Another survey question asked if the students had drugged someone or knew someone who had drugged a person. Eighty-three survey participants—or about 1.4 percent—admitted to spiking someone else's drink. Gender differences were also reflected in the respondents' answers. One man who presumably drugged someone said, rather ominously, "I put happiness in their drinks." And others responded that they or someone else had done so for "jokes," "for fun," and "hilarity."

Though some women also said that they or someone they knew have drugged someone "for fun" and even just to "see what happened," it was at a much lower rate than men. Women were far more likely than men to say they knew someone who drugged another student and then sexually assaulted them. "I know a guy that did that so he could get girls to sleep with him," one said.

There's clearly a huge gap in the way students think about drugging and the actual consequences. "We didn't follow up with these people, so we don't really know if someone who said they drugged someone 'for fun' ended up sexually assaulting someone that night, or something like that," Swan said. "But it did seem like, for some of the men, they did not see spiking someone's drink as a big deal.
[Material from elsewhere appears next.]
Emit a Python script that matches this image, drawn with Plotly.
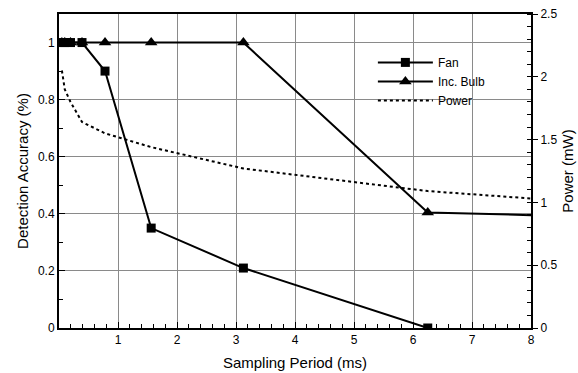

For most of the women, it was pretty serious. They did not think that drugging someone was amusing or trivial at all."

This isn't exactly a new problem, but it's one that needs to be talked about in a new way, Swan says. Most colleges focus on telling students to "watch their drinks" and not drink a beverage that has been left unattended; you might remember those boring college orientations that touched on the risks of accepting a random drink at a party. Swan recommends an approach that's less focused on victims and more focused on potential perpetrators. "We need to start thinking about the point of view of the people who are doing the drugging," she told me. "That's why I wanted to have these kinds of questions in the survey. If a lot of those people think, Oh, this is just for fun, to liven up the party, I'm guessing that a lot of those people aren't trying to be malicious. So one of the messages we need to try to get across is that even if you [yourself] don't intend to harm someone, you don't know what someone else can do once that person is passed out."

Naturally, she also sees this as a consent issue. "Just as you don't have the right to do something sexual to someone else without their consent, you should not be putting substances in someone's body without consent either," she said.